# My colt is breathing weird when he lays down...



## cloudkisser (Jul 19, 2010)

My 5 1/2 month old colt is breathing weird. He's always done it so I didn't know it was abnormal till my friend came over who has a lot more experience with babys and told me why is he breathing like that? When he takes a breath he kinda holds for a second or 2 then he lets it out hard with almost a grunt or a sigh.. he only does it when he's laying down. My vet said he does have a heart murmer but not to worry because babys usually grow out of them. Has anyone seen this before? I'm going to try and film it and show it to my vet. But I just thought I'd see if anyone else has seen this.


----------



## lilkitty90 (Nov 11, 2009)

my little colt grunts as well. how old is your colt? i always thought mine did it just because he's got a huge gut lol i'd like to know this as well


----------



## cloudkisser (Jul 19, 2010)

lilkitty90 said:


> my little colt grunts as well. how old is your colt? i always thought mine did it just because he's got a huge gut lol i'd like to know this as well


 he's 5 and a half months old.


----------



## lilkitty90 (Nov 11, 2009)

yeah mine is around 7 months old. is yours a little on the "hefty" side? i always thought mine did it because he was fat lol


----------



## xLollipop (Oct 26, 2010)

It's notoriously difficult for horses to breathe whilst laying down so it could just be that, that's why horses sleep standing up most of the time  HTH


----------



## lilkitty90 (Nov 11, 2009)

but most babies always lay down to sleep as it is easier them that way. and alot of adult horses lay down as well. and they always seem ok


----------



## smrobs (Jul 30, 2008)

Does it sound similar to this? I wouldn't worry. It is fairly hard for horses to breath while laying down and if he was in real trouble, you would be able to tell.


----------



## trailhorserider (Oct 13, 2009)

My 17 yr old gelding would groan a bit while laying down (but not as loud as Rafe in the above video!) and when I asked my vet about it he said it is because horses are so large that it put a lot of pressure on their insides to lay down, so it's not very comfortable for them, but it was basically normal. 

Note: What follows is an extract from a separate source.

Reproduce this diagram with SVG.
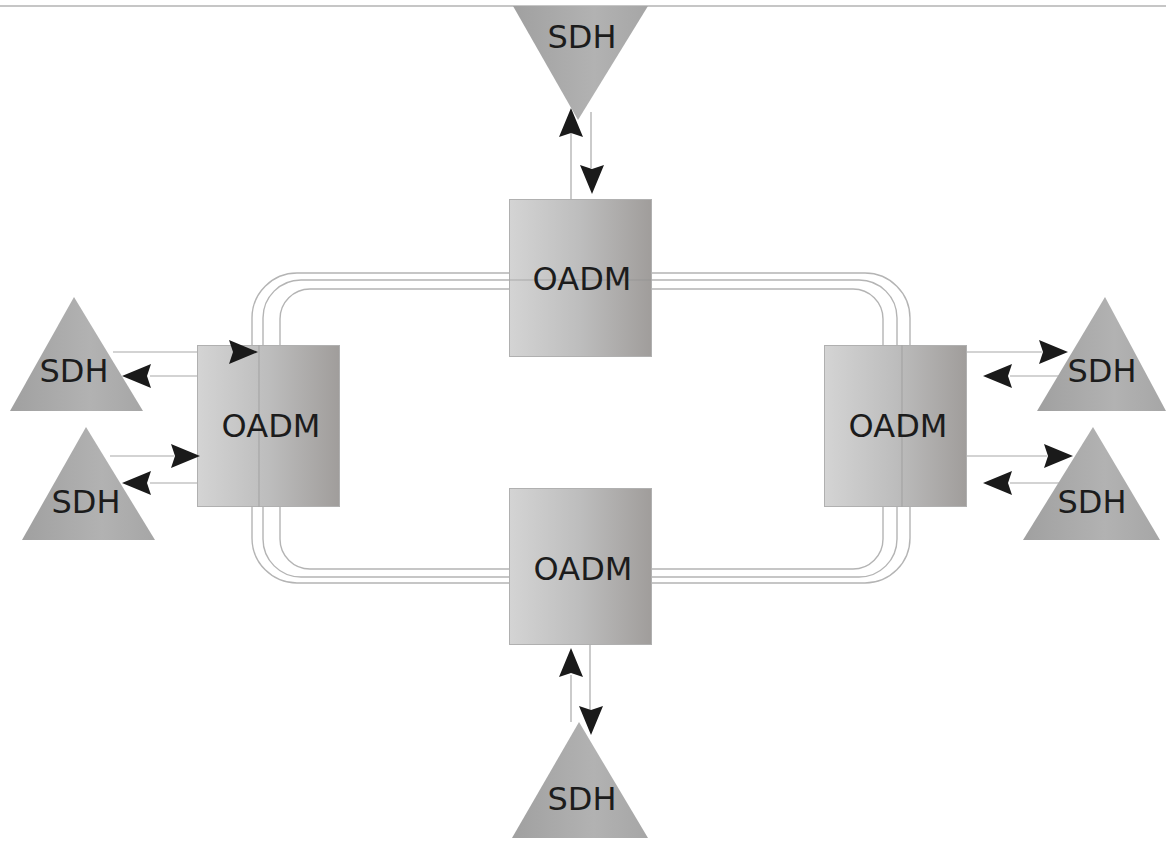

I was worried my guy had colic symptoms with the groaning and such, but the vet was right- years have gone by now and he is just fine and nothing ever came of it. But it is kind of worrisome to hear your horse laying down and groaning. But in my guy's case, it doesn't seem to be a sign of trouble.


----------



## cloudkisser (Jul 19, 2010)

smrobs said:


> Does it sound similar to this? I wouldn't worry. It is fairly hard for horses to breath while laying down and if he was in real trouble, you would be able to tell.
> YouTube - Rafe Napping.


 yes it sounds similar to that but not so dramatic. Thank you everyone. I feel more at ease about it.


----------